MATERIAL:
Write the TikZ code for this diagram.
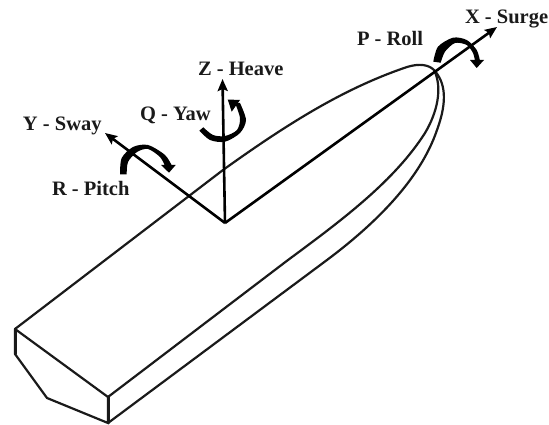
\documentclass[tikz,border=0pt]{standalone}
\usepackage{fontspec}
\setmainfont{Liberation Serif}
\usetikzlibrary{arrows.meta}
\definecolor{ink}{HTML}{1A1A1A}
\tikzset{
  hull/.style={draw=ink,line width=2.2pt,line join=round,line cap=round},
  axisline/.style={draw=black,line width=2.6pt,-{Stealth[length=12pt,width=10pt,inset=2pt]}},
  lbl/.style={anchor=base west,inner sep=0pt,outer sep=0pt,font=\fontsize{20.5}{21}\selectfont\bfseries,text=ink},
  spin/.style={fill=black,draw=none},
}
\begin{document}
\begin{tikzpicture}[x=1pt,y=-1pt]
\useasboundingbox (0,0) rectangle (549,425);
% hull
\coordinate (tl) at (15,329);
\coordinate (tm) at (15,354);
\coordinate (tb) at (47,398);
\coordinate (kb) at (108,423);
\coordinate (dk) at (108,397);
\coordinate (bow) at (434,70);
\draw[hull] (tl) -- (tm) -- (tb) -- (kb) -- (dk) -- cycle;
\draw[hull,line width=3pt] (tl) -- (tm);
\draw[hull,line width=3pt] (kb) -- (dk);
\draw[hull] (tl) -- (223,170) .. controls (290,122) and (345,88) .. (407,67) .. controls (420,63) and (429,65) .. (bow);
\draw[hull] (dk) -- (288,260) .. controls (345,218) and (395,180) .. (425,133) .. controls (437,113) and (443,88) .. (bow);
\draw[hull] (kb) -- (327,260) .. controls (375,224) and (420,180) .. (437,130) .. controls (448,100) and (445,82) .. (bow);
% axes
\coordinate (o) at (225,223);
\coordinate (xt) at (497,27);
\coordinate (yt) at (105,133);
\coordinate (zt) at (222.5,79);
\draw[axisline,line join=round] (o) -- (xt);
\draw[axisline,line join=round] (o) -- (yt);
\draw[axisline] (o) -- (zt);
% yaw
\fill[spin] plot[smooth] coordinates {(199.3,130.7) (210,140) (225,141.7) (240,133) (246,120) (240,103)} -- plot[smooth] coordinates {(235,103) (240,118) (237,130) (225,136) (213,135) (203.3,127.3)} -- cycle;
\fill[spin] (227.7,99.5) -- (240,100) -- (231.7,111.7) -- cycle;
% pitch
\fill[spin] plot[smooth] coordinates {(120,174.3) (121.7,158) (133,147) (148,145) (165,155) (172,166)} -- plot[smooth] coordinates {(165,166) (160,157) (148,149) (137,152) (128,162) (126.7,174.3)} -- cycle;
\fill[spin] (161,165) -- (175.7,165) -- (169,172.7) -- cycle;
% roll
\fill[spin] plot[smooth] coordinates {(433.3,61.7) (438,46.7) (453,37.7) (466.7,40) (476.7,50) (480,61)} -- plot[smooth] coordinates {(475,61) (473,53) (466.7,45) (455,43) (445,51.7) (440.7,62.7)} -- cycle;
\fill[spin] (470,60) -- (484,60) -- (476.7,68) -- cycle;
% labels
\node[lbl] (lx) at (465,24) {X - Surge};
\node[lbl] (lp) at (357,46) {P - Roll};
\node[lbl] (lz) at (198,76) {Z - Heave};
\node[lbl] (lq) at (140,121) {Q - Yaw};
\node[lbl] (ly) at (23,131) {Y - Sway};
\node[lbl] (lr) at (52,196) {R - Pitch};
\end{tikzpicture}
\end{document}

WHAT NEEDS TO BE DONE: Give back the whole listing as it stands, minus its pictures.

THE RESULT:
Write the TikZ code for this diagram.
\documentclass[tikz,border=0pt]{standalone}
\usepackage{fontspec}
\setmainfont{Liberation Serif}
\usetikzlibrary{arrows.meta}
\definecolor{ink}{HTML}{1A1A1A}
\tikzset{
  hull/.style={draw=ink,line width=2.2pt,line join=round,line cap=round},
  axisline/.style={draw=black,line width=2.6pt,-{Stealth[length=12pt,width=10pt,inset=2pt]}},
  lbl/.style={anchor=base west,inner sep=0pt,outer sep=0pt,font=\fontsize{20.5}{21}\selectfont\bfseries,text=ink},
  spin/.style={fill=black,draw=none},
}
\begin{document}
\begin{tikzpicture}[x=1pt,y=-1pt]
\useasboundingbox (0,0) rectangle (549,425);
% hull
\coordinate (tl) at (15,329);
\coordinate (tm) at (15,354);
\coordinate (tb) at (47,398);
\coordinate (kb) at (108,423);
\coordinate (dk) at (108,397);
\coordinate (bow) at (434,70);
\draw[hull] (tl) -- (tm) -- (tb) -- (kb) -- (dk) -- cycle;
\draw[hull,line width=3pt] (tl) -- (tm);
\draw[hull,line width=3pt] (kb) -- (dk);
\draw[hull] (tl) -- (223,170) .. controls (290,122) and (345,88) .. (407,67) .. controls (420,63) and (429,65) .. (bow);
\draw[hull] (dk) -- (288,260) .. controls (345,218) and (395,180) .. (425,133) .. controls (437,113) and (443,88) .. (bow);
\draw[hull] (kb) -- (327,260) .. controls (375,224) and (420,180) .. (437,130) .. controls (448,100) and (445,82) .. (bow);
% axes
\coordinate (o) at (225,223);
\coordinate (xt) at (497,27);
\coordinate (yt) at (105,133);
\coordinate (zt) at (222.5,79);
\draw[axisline,line join=round] (o) -- (xt);
\draw[axisline,line join=round] (o) -- (yt);
\draw[axisline] (o) -- (zt);
% yaw
\fill[spin] plot[smooth] coordinates {(199.3,130.7) (210,140) (225,141.7) (240,133) (246,120) (240,103)} -- plot[smooth] coordinates {(235,103) (240,118) (237,130) (225,136) (213,135) (203.3,127.3)} -- cycle;
\fill[spin] (227.7,99.5) -- (240,100) -- (231.7,111.7) -- cycle;
% pitch
\fill[spin] plot[smooth] coordinates {(120,174.3) (121.7,158) (133,147) (148,145) (165,155) (172,166)} -- plot[smooth] coordinates {(165,166) (160,157) (148,149) (137,152) (128,162) (126.7,174.3)} -- cycle;
\fill[spin] (161,165) -- (175.7,165) -- (169,172.7) -- cycle;
% roll
\fill[spin] plot[smooth] coordinates {(433.3,61.7) (438,46.7) (453,37.7) (466.7,40) (476.7,50) (480,61)} -- plot[smooth] coordinates {(475,61) (473,53) (466.7,45) (455,43) (445,51.7) (440.7,62.7)} -- cycle;
\fill[spin] (470,60) -- (484,60) -- (476.7,68) -- cycle;
% labels
\node[lbl] (lx) at (465,24) {X - Surge};
\node[lbl] (lp) at (357,46) {P - Roll};
\node[lbl] (lz) at (198,76) {Z - Heave};
\node[lbl] (lq) at (140,121) {Q - Yaw};
\node[lbl] (ly) at (23,131) {Y - Sway};
\node[lbl] (lr) at (52,196) {R - Pitch};
\end{tikzpicture}
\end{document}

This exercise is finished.